Causes of Men Hair Loss
Androgenetic alopecia is an inherited disease associated with sexual development. According to ancient Greek doctors, male pattern baldness can occur in men at any age after puberty. This is because androgens are male sex hormones and oncethe hair follicles have been exposed to androgens, androgenetic alopecia can develop.
One may associate androgenetic alopecia with “male pattern baldness”. It is the most common type of hair loss in women. Hair loss begins when the scalp hair follicles gradually reduce to smaller size, and less time is spent in the anagen active growth phase. Instead, more hair follicles concentrate in the telogen resting stage of the hair cycle. In men, androgenetic alopecia results in hair loss that mainly occurs at the top of the head. It is often associated with thinning and receding hairlines.
The diagram below illustrates Norwood Male Pattern Baldness. This is the standard classification of the most common types of male pattern baldness.
Type I. Minimal or no recession of the hair line.
Type II. Triangular, usually symmetrical, areas of recession at the frontotemporal hair line.

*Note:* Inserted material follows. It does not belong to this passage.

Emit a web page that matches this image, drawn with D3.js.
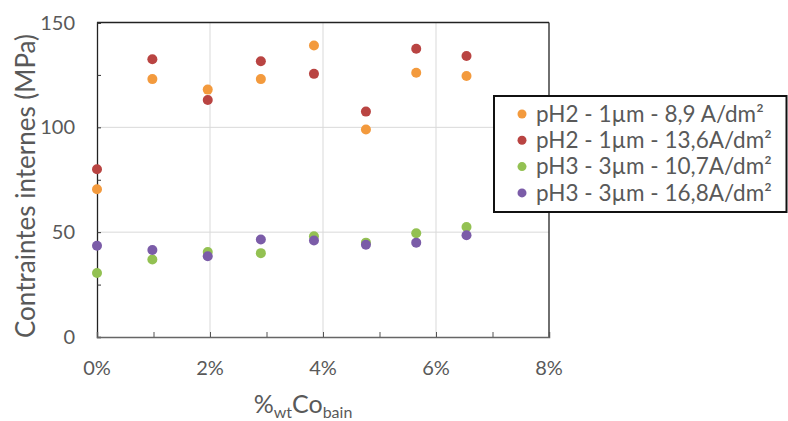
<!DOCTYPE html>
<html><head><meta charset="utf-8">
<script src="https://cdn.jsdelivr.net/npm/d3@7"></script>
<style>body{margin:0;background:#fff}svg{display:block}</style>
</head><body>
<svg id="c" width="788" height="421"></svg>
<script>
const xValues = [0, 0.98, 1.96, 2.90, 3.84, 4.76, 5.65, 6.54];
const seriesNames = ["pH2 - 1µm - 8,9 A/dm²", "pH2 - 1µm - 13,6A/dm²", "pH3 - 3µm - 10,7A/dm²", "pH3 - 3µm - 16,8A/dm²"];
const orangeValues = [70.5, 123, 118, 123, 139, 99, 126, 124.5];
const redValues = [80, 132.5, 113, 131.5, 125.5, 107.5, 137.5, 134];
const greenValues = [30.5, 37, 40.5, 40, 48, 45, 49.5, 52.5];
const purpleValues = [43.5, 41.5, 38.5, 46.5, 46, 44, 45, 48.5];
const seriesColors = ["#F39A3D", "#B94442", "#93C152", "#7B5CA8"];
const xTicks = [0, 2, 4, 6, 8];
const yTicks = [0, 50, 100, 150];

const series = [orangeValues, redValues, greenValues, purpleValues];
const svg = d3.select("#c");
const font = "Lato, 'Open Sans', sans-serif";
const txt = "#595959";
const L = 97, R = 549, T = 22.5, B = 337;
const x = d3.scaleLinear().domain([0, 8]).range([L, R]);
const y = d3.scaleLinear().domain([0, 150]).range([B, T]);

// grid
svg.append("g").selectAll("line").data([2, 4, 6]).join("line")
  .attr("x1", d => x(d)).attr("x2", d => x(d)).attr("y1", T).attr("y2", B)
  .attr("stroke", "#d9d9d9").attr("stroke-width", 1);
svg.append("g").selectAll("line").data([50, 100]).join("line")
  .attr("y1", d => y(d)).attr("y2", d => y(d)).attr("x1", L).attr("x2", R)
  .attr("stroke", "#d9d9d9").attr("stroke-width", 1);

// frame
svg.append("line").attr("x1", L).attr("x2", R).attr("y1", T).attr("y2", T).attr("stroke", "#222").attr("stroke-width", 1.3);
svg.append("line").attr("x1", R).attr("x2", R).attr("y1", T).attr("y2", B).attr("stroke", "#222").attr("stroke-width", 1.3);

// axes
const yAxis = d3.axisRight(y).tickValues(d3.range(0, 151, 25)).tickSize(4).tickFormat("");
const gy = svg.append("g").attr("transform", `translate(${L},0)`).call(yAxis);
gy.select(".domain").attr("stroke", "#222").attr("stroke-width", 1.3);
gy.selectAll(".tick line").attr("stroke", "#333");
const xAxis = d3.axisTop(x).tickValues(d3.range(0, 9, 1)).tickSize(5).tickFormat("");
const gx = svg.append("g").attr("transform", `translate(0,${B})`).call(xAxis);
gx.select(".domain").attr("stroke", "#666").attr("stroke-width", 1.5);
gx.selectAll(".tick line").attr("stroke", "#555");

// tick labels
svg.append("g").selectAll("text").data(yTicks).join("text")
  .attr("x", 75).attr("y", d => y(d)).attr("dy", "0.35em").attr("text-anchor", "end")
  .attr("font-family", font).attr("font-size", 20).attr("fill", txt).text(d => d);
svg.append("g").selectAll("text").data(xTicks).join("text")
  .attr("x", d => x(d)).attr("y", 368).attr("dy", "0.35em").attr("text-anchor", "middle")
  .attr("font-family", font).attr("font-size", 20).attr("fill", txt).text(d => d + "%");

// points
series.forEach((vals, i) => {
  svg.append("g").selectAll("circle").data(vals).join("circle")
    .attr("cx", (d, j) => x(xValues[j])).attr("cy", d => y(d)).attr("r", 5)
    .attr("fill", seriesColors[i]);
});

// axis titles
svg.append("text").attr("transform", "translate(35,186) rotate(-90)").attr("text-anchor", "middle")
  .attr("font-family", font).attr("font-size", 26).attr("fill", txt).text("Contraintes internes (MPa)");
const xt = svg.append("text").attr("x", 303).attr("y", 413).attr("text-anchor", "middle")
  .attr("font-family", font).attr("font-size", 25).attr("fill", txt);
xt.append("tspan").text("%");
xt.append("tspan").attr("font-size", 16).attr("dy", 5).text("wt");
xt.append("tspan").attr("dy", -5).text("Co");
xt.append("tspan").attr("font-size", 16).attr("dy", 5).text("bain");

// legend
const lg = svg.append("g");
lg.append("rect").attr("x", 494).attr("y", 96).attr("width", 292.5).attr("height", 116)
  .attr("fill", "#fff").attr("stroke", "#111").attr("stroke-width", 2);
seriesNames.forEach((n, i) => {
  const cy = 114 + i * 26.3;
  lg.append("circle").attr("cx", 522).attr("cy", cy).attr("r", 4.5).attr("fill", seriesColors[i]);
  lg.append("text").attr("x", 536).attr("y", cy).attr("dy", "0.35em")
    .attr("font-family", font).attr("font-size", 22.5).attr("fill", txt).text(n);
});
</script>
</body></html>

Type III. This represents the minimal extent of hair loss sufficient to be considered baldness according to Norwood. Most type III scalps have deep symmetrical recession at the temples that are bare or only sparsely covered by hair.
Type III vertex. In this presentation, the hair loss is primarily from the vertex with limited recession of the frontotemporal hair line that does not exceed the degree of recession seen in type III.

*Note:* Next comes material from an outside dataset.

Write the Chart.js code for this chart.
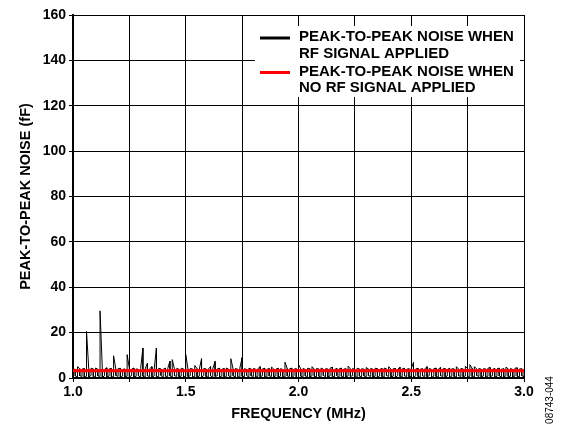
<!DOCTYPE html>
<html>
<head>
    <title>Peak-to-Peak Noise vs Frequency</title>
    <style>
        body {
            margin: 0;
            padding: 0;
            background-color: #fff;
        }

        #chart-container {
            width: 576px;
            height: 428px;
        }
    </style>
</head>
<body>
    <div id="chart-container">
        <canvas id="noise-chart"></canvas>
    </div>

    <script src="https://cdn.jsdelivr.net/npm/chart.js"></script>
    <script>
        // sweep frequencies (MHz) for the RF-applied trace
        const freqMHz = [
            1.00, 1.01, 1.02, 1.03, 1.04, 1.05, 1.06, 1.07, 1.08, 1.09,
            1.10, 1.11, 1.12, 1.13, 1.14, 1.15, 1.16, 1.17, 1.18, 1.19,
            1.20, 1.21, 1.22, 1.23, 1.24, 1.25, 1.26, 1.27, 1.28, 1.29,
            1.30, 1.31, 1.32, 1.33, 1.34, 1.35, 1.36, 1.37, 1.38, 1.39,
            1.40, 1.41, 1.42, 1.43, 1.44, 1.45, 1.46, 1.47, 1.48, 1.49,
            1.50, 1.51, 1.52, 1.53, 1.54, 1.55, 1.56, 1.57, 1.58, 1.59,
            1.60, 1.61, 1.62, 1.63, 1.64, 1.65, 1.66, 1.67, 1.68, 1.69,
            1.70, 1.71, 1.72, 1.73, 1.74, 1.75, 1.76, 1.77, 1.78, 1.79,
            1.80, 1.81, 1.82, 1.83, 1.84, 1.85, 1.86, 1.87, 1.88, 1.89,
            1.90, 1.91, 1.92, 1.93, 1.94, 1.95, 1.96, 1.97, 1.98, 1.99,
            2.00, 2.01, 2.02, 2.03, 2.04, 2.05, 2.06, 2.07, 2.08, 2.09,
            2.10, 2.11, 2.12, 2.13, 2.14, 2.15, 2.16, 2.17, 2.18, 2.19,
            2.20, 2.21, 2.22, 2.23, 2.24, 2.25, 2.26, 2.27, 2.28, 2.29,
            2.30, 2.31, 2.32, 2.33, 2.34, 2.35, 2.36, 2.37, 2.38, 2.39,
            2.40, 2.41, 2.42, 2.43, 2.44, 2.45, 2.46, 2.47, 2.48, 2.49,
            2.50, 2.51, 2.52, 2.53, 2.54, 2.55, 2.56, 2.57, 2.58, 2.59,
            2.60, 2.61, 2.62, 2.63, 2.64, 2.65, 2.66, 2.67, 2.68, 2.69,
            2.70, 2.71, 2.72, 2.73, 2.74, 2.75, 2.76, 2.77, 2.78, 2.79,
            2.80, 2.81, 2.82, 2.83, 2.84, 2.85, 2.86, 2.87, 2.88, 2.89,
            2.90, 2.91, 2.92, 2.93, 2.94, 2.95, 2.96, 2.97, 2.98, 2.99,
            3.00
        ];

        // RF applied: highest reading (fF) in each frequency bin
        const rfMax = [
            4.0, 3.8, 5.0, 4.1, 3.9, 4.2, 20.5, 3.8, 4.3, 4.0,
            4.4, 3.9, 29.6, 4.1, 3.8, 4.5, 4.0, 4.2, 9.8, 3.9,
            4.1, 4.3, 3.8, 4.0, 10.3, 4.2, 3.9, 4.4, 4.0, 3.8,
            4.2, 13.2, 4.0, 6.5, 4.1, 5.0, 3.9, 13.2, 4.3, 4.0,
            3.8, 4.4, 4.1, 7.5, 8.1, 4.0, 4.2, 3.9, 4.3, 4.0,
            10.3, 3.9, 4.2, 4.0, 5.5, 4.1, 3.8, 8.5, 4.2, 4.0,
            3.9, 5.0, 4.1, 7.3, 4.0, 4.3, 3.8, 4.2, 4.4, 3.9,
            8.5, 4.0, 4.2, 3.9, 4.4, 9.0, 4.1, 3.8, 4.3, 4.0,
            4.2, 3.9, 4.1, 5.0, 4.0, 4.3, 3.8, 4.2, 4.8, 4.0,
            3.9, 4.3, 4.1, 3.8, 7.0, 4.2, 4.0, 4.4, 3.9, 4.1,
            6.0, 4.0, 4.2, 3.8, 4.3, 4.1, 5.0, 3.9, 4.2, 4.0,
            4.4, 3.9, 4.1, 4.0, 4.3, 4.8, 3.8, 4.2, 4.0, 4.4,
            3.9, 4.1, 5.2, 4.0, 4.2, 3.8, 4.3, 4.0, 4.1, 3.9,
            4.6, 4.0, 4.2, 3.9, 4.3, 4.1, 3.8, 4.2, 4.4, 4.0,
            5.0, 3.9, 4.1, 4.2, 3.8, 4.8, 4.0, 4.3, 3.9, 4.1,
            4.2, 6.9, 4.0, 4.3, 3.9, 4.1, 4.0, 5.0, 4.2, 3.8,
            4.1, 4.4, 3.9, 4.6, 4.0, 4.2, 3.8, 4.3, 4.1, 4.0,
            5.0, 3.9, 4.2, 4.0, 5.2, 4.1, 5.9, 4.3, 5.0, 4.0,
            4.2, 3.9, 4.1, 4.0, 4.3, 4.6, 3.8, 4.2, 4.0, 4.4,
            3.9, 4.1, 4.8, 4.0, 4.2, 3.8, 4.3, 4.5, 4.0, 4.1,
            3.9
        ];

        // RF applied: lowest reading (fF) in each frequency bin
        const rfMin = [
            0.6, 0.9, 0.4, 1.0, 0.7, 0.3, 0.8, 0.5, 1.1, 0.6,
            0.4, 0.9, 0.7, 0.3, 1.0, 0.5, 0.8, 0.6, 0.4, 1.1,
            0.7, 0.3, 0.9, 0.5, 0.8, 0.6, 1.0, 0.4, 0.7, 0.9,
            0.5, 0.8, 0.3, 1.0, 0.6, 0.4, 0.9, 0.7, 0.5, 1.1,
            0.3, 0.8, 0.6, 0.9, 0.4, 1.0, 0.7, 0.5, 0.8, 0.3,
            0.9, 0.6, 1.0, 0.4, 0.7, 0.5, 0.8, 0.3, 1.1, 0.6,
            0.4, 0.9, 0.2, 0.7, 1.0, 0.5, 0.8, 0.3, 0.6, 0.9,
            0.5, 1.0, 0.4, 0.7, 0.3, 0.8, 0.6, 1.1, 0.4, 0.9,
            0.7, 0.3, 0.8, 0.5, 1.0, 0.6, 0.4, 0.9, 0.7, 0.5,
            1.0, 0.3, 0.8, 0.6, 0.4, 0.9, 0.7, 0.2, 1.0, -0.8,
            0.5, 0.8, 0.3, 0.9, 0.6, 0.4, 1.0, 0.7, 0.5, 0.8,
            0.3, 1.1, 0.6, 0.4, 0.9, 0.7, 0.5, 1.0, 0.3, 0.8,
            0.6, 0.4, 0.9, 0.7, 1.0, 0.5, 0.3, 0.8, 0.6, 0.9,
            0.4, 1.0, 0.7, 0.5, 0.8, 0.3, 0.9, 0.6, 0.4, 1.1,
            0.7, 0.5, 0.8, 0.3, 1.0, 0.6, 0.4, 0.9, 0.7, 0.5,
            0.8, 0.3, 1.0, 0.6, 0.4, 0.9, 0.7, 0.5, 1.1, 0.3,
            0.8, 0.6, 0.4, 1.0, 0.7, 0.5, 0.9, 0.3, 0.8, 0.6,
            0.4, 1.0, 0.7, 0.5, 0.9, 0.3, 0.8, 0.6, 0.4, 1.1,
            0.7, 0.5, 0.9, 0.3, 0.8, 0.6, 1.0, 0.4, 0.7, 0.9,
            0.5, 0.3, 1.0, 0.6, 0.8, 0.4, 0.9, 0.7, 0.5, 1.0,
            0.6
        ];

        // coarser sweep for the no-RF trace
        const freqNoRF = [
            1.00, 1.05, 1.10, 1.15, 1.20, 1.25, 1.30, 1.35, 1.40, 1.45,
            1.50, 1.55, 1.60, 1.65, 1.70, 1.75, 1.80, 1.85, 1.90, 1.95,
            2.00, 2.05, 2.10, 2.15, 2.20, 2.25, 2.30, 2.35, 2.40, 2.45,
            2.50, 2.55, 2.60, 2.65, 2.70, 2.75, 2.80, 2.85, 2.90, 2.95,
            3.00
        ];

        // peak-to-peak noise (fF) with no RF signal applied
        const noiseNoRF = [
            3.2, 3.3, 3.2, 3.3, 3.2, 3.3, 3.2, 3.3, 3.2, 3.3,
            3.2, 3.3, 3.2, 3.2, 3.3, 3.2, 3.3, 3.2, 3.3, 3.2,
            3.3, 3.2, 3.3, 3.2, 3.3, 3.2, 3.2, 3.3, 3.2, 3.3,
            3.2, 3.3, 3.2, 3.3, 3.2, 3.3, 3.2, 3.3, 3.2, 3.3,
            3.2
        ];

        const legendRF = ['PEAK-TO-PEAK NOISE WHEN', 'RF SIGNAL APPLIED'];
        const legendNoRF = ['PEAK-TO-PEAK NOISE WHEN', 'NO RF SIGNAL APPLIED'];

        const xTicks = [1.0, 1.5, 2.0, 2.5, 3.0];
        const yTicks = [0, 20, 40, 60, 80, 100, 120, 140, 160];
        const figureId = '08743-044';

        const tickFont = { family: 'Arial, "Liberation Sans", sans-serif', size: 14, weight: 'bold' };
        const titleFont = { family: 'Arial, "Liberation Sans", sans-serif', size: 14.5, weight: 'bold' };

        // each bin is drawn as a vertical stroke from its low to its high reading
        const rfPoints = freqMHz.flatMap((f, i) => i % 2 === 0
            ? [{ x: f, y: rfMin[i] }, { x: f, y: rfMax[i] }]
            : [{ x: f, y: rfMax[i] }, { x: f, y: rfMin[i] }]);

        // legend box drawn inside the plot, top right, over the grid
        const boxLegend = {
            id: 'boxLegend',
            afterDatasetsDraw(chart) {
                const ctx = chart.ctx;
                const area = chart.chartArea;
                const left = area.right - 269;
                const top = area.top + 11;
                ctx.save();
                ctx.fillStyle = '#fff';
                ctx.fillRect(left, top, 265, 71);
                ctx.font = 'bold 15px Arial, "Liberation Sans", sans-serif';
                ctx.textBaseline = 'middle';
                ctx.fillStyle = '#000';
                chart.data.datasets.forEach((ds, i) => {
                    const rowY = top + 11 + i * 34.5;
                    ctx.strokeStyle = ds.borderColor;
                    ctx.lineWidth = 3;
                    ctx.beginPath();
                    ctx.moveTo(left + 5, rowY + 1);
                    ctx.lineTo(left + 35, rowY + 1);
                    ctx.stroke();
                    ds.legendLines.forEach((line, j) => {
                        ctx.fillText(line, left + 44, rowY + j * 16.5);
                    });
                });
                ctx.restore();
            },
            afterDraw(chart) {
                const ctx = chart.ctx;
                ctx.save();
                ctx.translate(550, 400);
                ctx.rotate(-Math.PI / 2);
                ctx.font = '10px Arial, "Liberation Sans", sans-serif';
                ctx.fillStyle = '#000';
                ctx.textAlign = 'center';
                ctx.textBaseline = 'middle';
                ctx.fillText(figureId, 0, 0);
                ctx.restore();
            }
        };

        const ctx = document.getElementById('noise-chart').getContext('2d');
        const chart = new Chart(ctx, {
            type: 'line',
            data: {
                datasets: [{
                    label: legendRF.join(' '),
                    legendLines: legendRF,
                    data: rfPoints,
                    borderColor: '#000000',
                    borderWidth: 1,
                    pointRadius: 0,
                    tension: 0,
                    order: 2
                }, {
                    label: legendNoRF.join(' '),
                    legendLines: legendNoRF,
                    data: freqNoRF.map((f, i) => ({ x: f, y: noiseNoRF[i] })),
                    borderColor: '#ff0000',
                    borderWidth: 3,
                    pointRadius: 0,
                    tension: 0,
                    order: 1
                }]
            },
            options: {
                responsive: true,
                maintainAspectRatio: false,
                animation: false,
                events: [],
                layout: {
                    padding: { left: 0, top: 15, right: 52, bottom: 0 }
                },
                plugins: {
                    legend: { display: false },
                    tooltip: { enabled: false }
                },
                scales: {
                    x: {
                        type: 'linear',
                        min: 1,
                        max: 3,
                        afterFit: scale => { scale.height = 50; },
                        ticks: {
                            stepSize: 0.25,
                            autoSkip: false,
                            maxRotation: 0,
                            padding: 2,
                            color: '#000',
                            font: tickFont,
                            callback: value => {
                                const hit = xTicks.find(t => Math.abs(t - value) < 1e-6);
                                return hit === undefined ? '' : hit.toFixed(1);
                            }
                        },
                        grid: { color: '#000', lineWidth: 1, tickLength: 4 },
                        border: { color: '#000', width: 2 },
                        title: {
                            display: true,
                            text: 'FREQUENCY (MHz)',
                            color: '#000',
                            font: titleFont,
                            padding: { top: 0, bottom: 5 }
                        }
                    },
                    y: {
                        min: yTicks[0],
                        max: yTicks[yTicks.length - 1],
                        afterFit: scale => { scale.width = 73; },
                        ticks: {
                            stepSize: 20,
                            padding: 3,
                            color: '#000',
                            font: tickFont
                        },
                        grid: { color: '#000', lineWidth: 1, tickLength: 4 },
                        border: { color: '#000', width: 2 },
                        title: {
                            display: true,
                            text: 'PEAK-TO-PEAK NOISE (fF)',
                            color: '#000',
                            font: titleFont,
                            padding: { top: 17, bottom: 0 }
                        }
                    }
                }
            },
            plugins: [boxLegend]
        });
    </script>
</body>
</html>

Type IV. The frontotemporal recession is more severe than in type III. There is sparse hair or no hair on the vertex. The two areas of hair loss are separated by a band of moderately dense hair that extends across the top. This band connects with the fully haired fringe on the sides of the scalp. Type IV is distinguished from type III vertex in which the loss is primarily from the vertex.
Type V. The vertex hair loss region is still separated from the frontotemporal region but it is less distinct. The band of hair across the crown is narrower and sparser. The vertex and frontotemporal regions of hair loss are bigger. Viewed from above, types V, VI, and VII are all characterized by surviving hair on the sides and back of the scalp forming a distinct horseshoe shape.
Type VI. The bridge of hair that crossed the crown is now gone with only sparse hair remaining. The fronttemporal and vertex regions are now joined together and the extent of hair loss is greater.
Type VII. The most severe form of hair loss presents as extensive loss. A narrow band of hair in a horseshoe shape survives on the sides and back of the scalp. This hair is usually not dense and may be quite fine. The hair is also sparse on the nape of the neck and in a semicircle over both ears.